Многие студенты тепло вспоминали и о занятиях с профессором римского права Ф. Баузе, еще до начала его тяжелой болезни. Живя долгое время в России, Баузе, кроме своего увлечения коллекционированием русских древностей и чтения лекций, всерьез занимался историей российского просвещения и словесности. В 1796 г. в торжественном собрании Московского университета он прочел речь о состоянии просвещения в России до Петра I — первый опыт исследования такого рода, который затем несколько раз перепечатывали журналы, предпринятый с целью «избавить Россию от долговременной ненависти и нареканий иноземцев, воздать каждому веку должное по заслугам, наконец, ознакомить с началами Русского просвещения сего времени». Баузе критикует сочинения иностранцев, распространявших в Европе ложное мнение об уровне российского просвещения, как основанное на домыслах: «Я писал, не полагаясь доверчиво ни на кого, все сочинения, которыми я пользовался и которые цитировал, лежали у меня перед глазами». Выделяя начало просвещения на Руси во времена св. Владимира, Баузе подчеркивает преемственность политики сближения с Европой у Петра I от предыдущих царей, в т. ч. Ивана Грозного[219].

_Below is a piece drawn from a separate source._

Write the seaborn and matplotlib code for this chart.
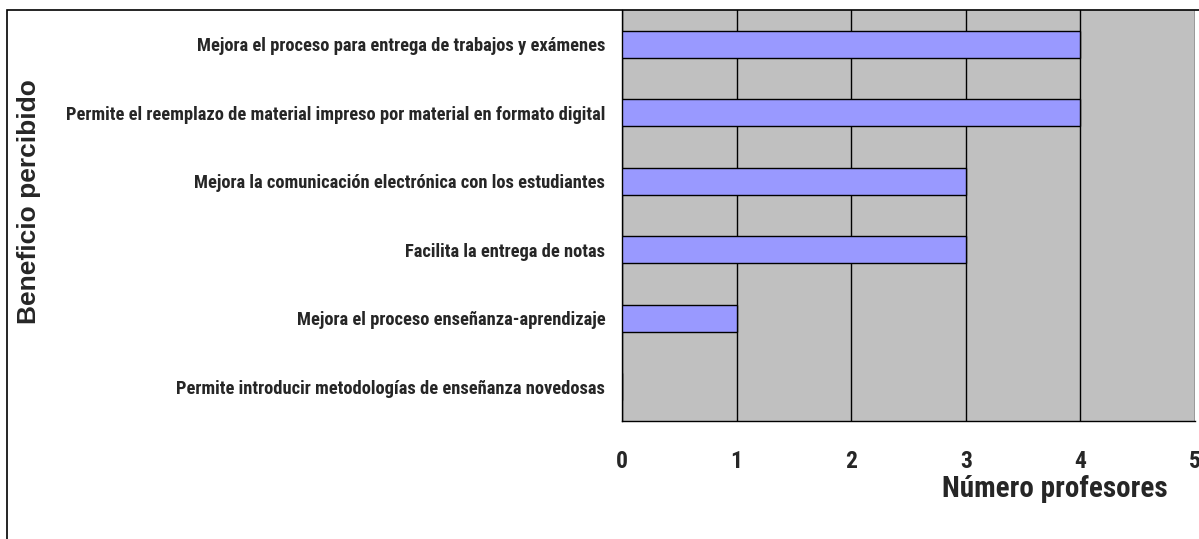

Как знаток древнерусской литературы Баузе активно участвовал в созданном Муравьевым комитете для написания истории русской словесности. Не успев опубликовать значительных печатных трудов, Баузе «много собрал и приготовил материалов для больших и важных сочинений. Особенные труды его обращены были на Политическую экономию, Историю литературы, Нумизматику, Дипломатику и Римское законоведение»[220]. Как юрист-теоретик Баузе принадлежал к господствовавшей в XVIII в. немецкой школе и излагал римское право на латинском языке по руководствам, принятым в германских университетах. Юриспруденция в его понимании — это комплексная наука, включающая в общем виде познание «справедливого и несправедливого», для овладения ею нужно пройти весь курс начальных знаний естественных наук и философии, обладать красноречием, знать языки, сочетать практические познания в области права и теорию. К теоретическому (положительному) праву он относит естественное и государственное право, этику и политику, к практическому — гражданское право и все виды приложений положительного права.
Наиболее выдающимся теоретиком права среди русских профессоров был Л. А. Цветаев. В отличие от Баузе, он получил образование в Париже, где стал членом Академии законодательства. Работы Цветаева написаны под влиянием французской энциклопедической школы, к которой принадлежали Монтескье, Пасторе и др., хотя Цветаев отлично знал и немецкое направление законоведения.